> **Task to carry out**:
Below, locate the line that contains "Recreate this image". Repeat exactly from that line to the line that contains "from matplotlib.ticker import MultipleLocator", inclusive, leaving out the pictures.

> **Rows**:
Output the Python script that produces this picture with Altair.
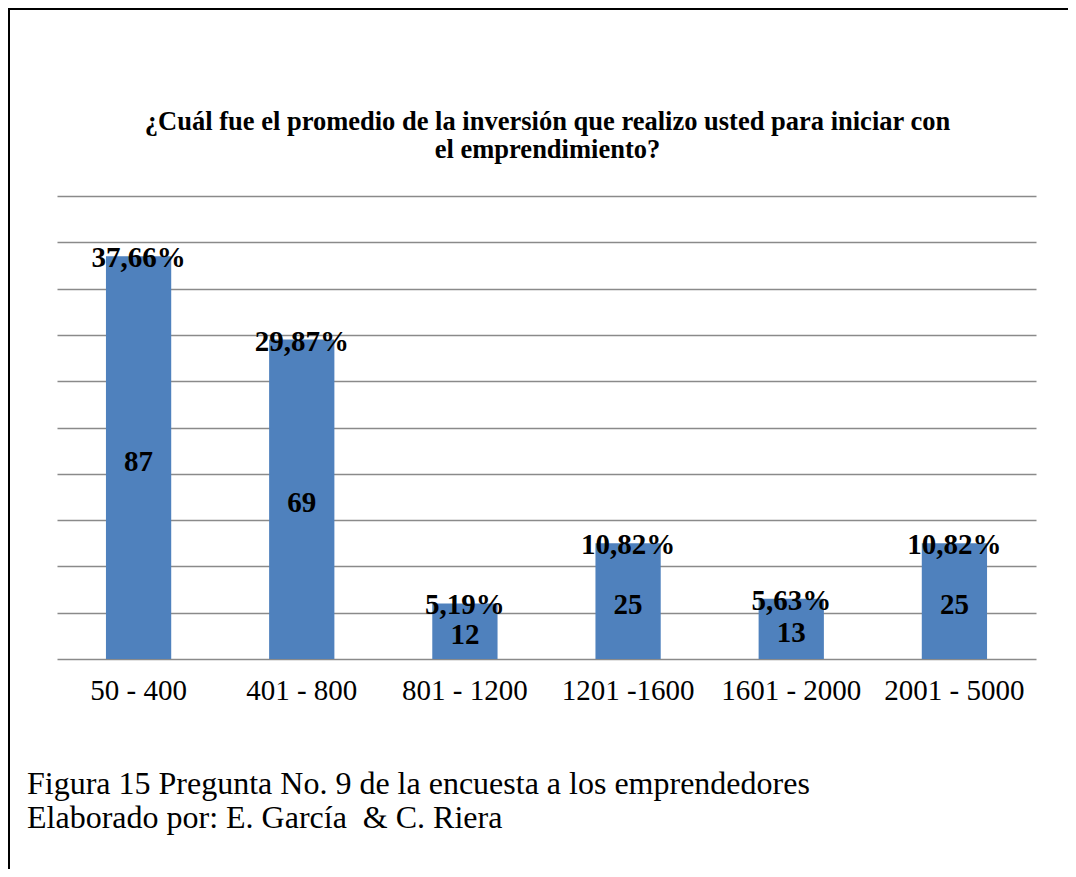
import altair as alt
import pandas as pd

categories = ["50 - 400", "401 - 800", "801 - 1200", "1201 -1600", "1601 - 2000", "2001 - 5000"]
counts = [87, 69, 12, 25, 13, 25]
percents = ["37,66%", "29,87%", "5,19%", "10,82%", "5,63%", "10,82%"]

title_lines = ["¿Cuál fue el promedio de la inversión que realizo usted para iniciar con",
               "el emprendimiento?"]
caption_lines = ["Figura 15 Pregunta No. 9 de la encuesta a los emprendedores",
                 "Elaborado por: E. García\u00a0 & C. Riera"]

df = pd.DataFrame({"cat": categories, "n": counts, "pct": percents})
df["half"] = df["n"] / 2

SERIF = "Liberation Serif"
W, H = 979, 463

x_enc = alt.X("cat:N", sort=categories, title=None,
              scale=alt.Scale(paddingInner=0.6, paddingOuter=0.3),
              axis=alt.Axis(labelAngle=0, ticks=False, domain=False,
                            labelFont=SERIF, labelFontSize=29, labelColor="#000000",
                            labelPadding=17, grid=False))
y_enc = alt.Y("n:Q", title=None,
              scale=alt.Scale(domain=[0, 100], nice=False),
              axis=alt.Axis(values=list(range(0, 101, 10)), labels=False, ticks=False,
                            domain=False, grid=True, gridColor="#8a8a8a", gridWidth=1.6))

base = alt.Chart(df)
bars = base.mark_bar(color="#4F81BD").encode(x=x_enc, y=y_enc)

pct_text = base.mark_text(font=SERIF, fontSize=29, fontWeight="bold", color="#000000",
                          baseline="middle", dy=2).encode(
    x=alt.X("cat:N", sort=categories), y=alt.Y("n:Q"), text="pct:N")
cnt_text = base.mark_text(font=SERIF, fontSize=29, fontWeight="bold", color="#000000",
                          baseline="middle", dy=4).encode(
    x=alt.X("cat:N", sort=categories), y=alt.Y("half:Q"), text="n:Q")

dummy = alt.Data(values=[{"a": 0}])
t1 = alt.Chart(dummy).mark_text(font=SERIF, fontSize=26.5, fontWeight="bold", color="#000000",
                                align="center", baseline="middle").encode(
    x=alt.value(W / 2 + 1), y=alt.value(-74), text=alt.value(title_lines[0]))
t2 = alt.Chart(dummy).mark_text(font=SERIF, fontSize=26.5, fontWeight="bold", color="#000000",
                                align="center", baseline="middle").encode(
    x=alt.value(W / 2 + 1), y=alt.value(-46), text=alt.value(title_lines[1]))
c1 = alt.Chart(dummy).mark_text(font=SERIF, fontSize=32, color="#000000",
                                align="left", baseline="middle").encode(
    x=alt.value(-30), y=alt.value(588), text=alt.value(caption_lines[0]))
c2 = alt.Chart(dummy).mark_text(font=SERIF, fontSize=32, color="#000000",
                                align="left", baseline="middle").encode(
    x=alt.value(-30), y=alt.value(622), text=alt.value(caption_lines[1]))

top_border = alt.Chart(dummy).mark_rule(color="#000000", strokeWidth=2).encode(
    x=alt.value(-49), x2=alt.value(1012), y=alt.value(-187))
left_border = alt.Chart(dummy).mark_rule(color="#000000", strokeWidth=2).encode(
    x=alt.value(-48), y=alt.value(-188), y2=alt.value(680))

chart = alt.layer(bars, pct_text, cnt_text, t1, t2, c1, c2, top_border, left_border).properties(
    width=W, height=H,
    padding={"left": 49, "top": 188, "right": 32, "bottom": 210},
    autosize=alt.AutoSizeParams(type="none"),
    background="#ffffff",
).configure_view(stroke=None)

chart.save("out.html", embed_options={"renderer": "svg", "actions": False})
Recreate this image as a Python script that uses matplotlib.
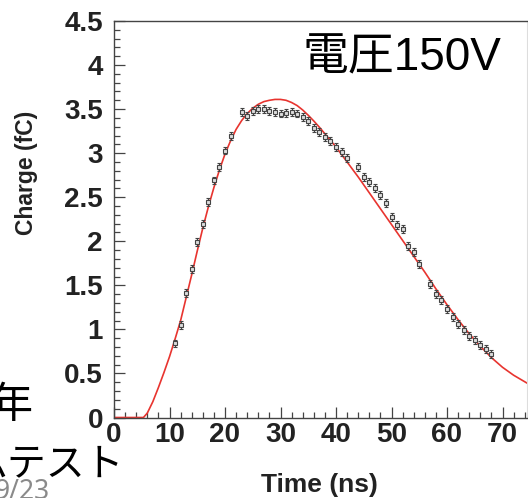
import matplotlib
matplotlib.use("Agg")
import matplotlib.pyplot as plt
import numpy as np
from matplotlib.ticker import MultipleLocator

# 測定データ (時間 ns, 電荷 fC)
t_data = [11, 12, 13, 14, 15, 16, 17, 18, 19, 20, 21,
          23, 24, 25, 26, 27, 28, 29, 30, 31, 32, 33, 34, 35, 36, 37, 38, 39, 40, 41, 42,
          44, 45, 46, 47, 48, 49, 50, 51, 52, 53, 54, 55,
          57, 58, 59, 60, 61, 62, 63, 64, 65, 66, 67, 68]
q_data = [0.84, 1.05, 1.41, 1.69, 1.99, 2.20, 2.45, 2.69, 2.84, 3.03, 3.20,
          3.47, 3.42, 3.48, 3.50, 3.50, 3.48, 3.47, 3.45, 3.46, 3.47, 3.45, 3.41, 3.37, 3.29, 3.24, 3.18, 3.14, 3.07, 3.01, 2.94,
          2.84, 2.73, 2.67, 2.60, 2.52, 2.43, 2.28, 2.18, 2.14, 1.95, 1.88, 1.74,
          1.52, 1.40, 1.33, 1.23, 1.14, 1.06, 0.99, 0.93, 0.875, 0.82, 0.78, 0.72]
q_err = 0.045

# フィット曲線
t_fit = [0, 2, 4, 5.3, 6, 7, 8, 9, 10, 11, 12, 13, 14, 15, 16, 17, 18, 19, 20,
         21, 22, 23, 24, 25, 26, 27, 28, 29, 30, 31, 32, 33, 34, 35, 36, 37, 38,
         39, 40, 42, 44, 46, 48, 50, 52, 54, 56, 58, 60, 62, 64, 66, 68, 70, 72, 74.7]
q_fit = [0, 0, 0, 0, 0.05, 0.18, 0.34, 0.51, 0.69, 0.89, 1.10, 1.36, 1.62, 1.89, 2.15, 2.39, 2.61, 2.81, 2.99,
         3.14, 3.27, 3.37, 3.45, 3.51, 3.555, 3.585, 3.60, 3.61, 3.61, 3.60, 3.575, 3.54, 3.49, 3.43, 3.365, 3.295, 3.22,
         3.145, 3.07, 2.90, 2.73, 2.55, 2.37, 2.19, 2.01, 1.83, 1.65, 1.46, 1.28, 1.11, 0.95, 0.81, 0.68, 0.57, 0.48, 0.38]

W, H = 528, 498
fig = plt.figure(figsize=(W / 100, H / 100), dpi=100)
ax = fig.add_axes([114 / W, (H - 417.5) / H, (527 - 114) / W, (417.5 - 21) / H])

ax.plot(t_fit, q_fit, color='#e8342f', lw=1.2, zorder=2)
ax.errorbar(t_data, q_data, yerr=q_err, fmt='s', ms=3.2, mfc='#dddddd', mec='#444444',
            mew=0.8, ecolor='#444444', elinewidth=0.9, capsize=1.5, zorder=3)

ax.set_xlim(0, (527 - 114) / 5.55)
ax.set_ylim(0, 4.5)
ax.xaxis.set_major_locator(MultipleLocator(10))
ax.xaxis.set_minor_locator(MultipleLocator(2))
ax.yaxis.set_minor_locator(MultipleLocator(0.1))
ax.set_yticks([0, 0.5, 1, 1.5, 2, 2.5, 3, 3.5, 4, 4.5])
ax.set_yticklabels(['0', '0.5', '1', '1.5', '2', '2.5', '3', '3.5', '4', '4.5'])

ax.tick_params(which='both', direction='in', color='#444444', width=0.9)
ax.tick_params(which='major', length=8)
ax.tick_params(which='minor', length=4)
ax.tick_params(axis='y', which='major', pad=8)
ax.tick_params(axis='x', which='major', pad=3)
for lab in ax.get_xticklabels() + ax.get_yticklabels():
    lab.set_fontfamily('Liberation Sans')
    lab.set_fontweight('bold')
    lab.set_fontsize(20)
    lab.set_color('#222222')

for s in ['left', 'bottom', 'top']:
    ax.spines[s].set_color('#444444')
    ax.spines[s].set_linewidth(1.0)
ax.spines['right'].set_color('#dddddd')

fig.text(27 / W, 1 - 173 / H, 'Charge (fC)', rotation=90, ha='center', va='center',
         fontsize=16.5, fontweight='bold', family='Liberation Sans', color='#222222')
fig.text(319 / W, 1 - 485 / H, 'Time (ns)', ha='center', va='center',
         fontsize=19, fontweight='bold', family='Liberation Sans', color='#222222')

# スライドの文字
fig.text(303 / W, 1 - 58 / H, '電圧150V', ha='left', va='center', fontsize=33,
         family=['Liberation Sans', 'Noto Sans CJK JP'], color='black')
fig.text(33 / W, 1 - 406 / H, '年', ha='right', va='center', fontsize=31,
         family=['Noto Sans CJK JP'], color='black')
fig.text(124 / W, 1 - 464 / H, 'ムテスト', ha='right', va='center', fontsize=28,
         family=['Noto Sans CJK JP'], color='black')
fig.text(-5 / W, 1 - 492 / H, '9/23', ha='left', va='center', fontsize=19,
         family=['Noto Sans'], color='#8a8a8a')

fig.savefig('out.png', dpi=100)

> **Finished answer**:
Recreate this image as a Python script that uses matplotlib.
import matplotlib
matplotlib.use("Agg")
import matplotlib.pyplot as plt
import numpy as np
from matplotlib.ticker import MultipleLocator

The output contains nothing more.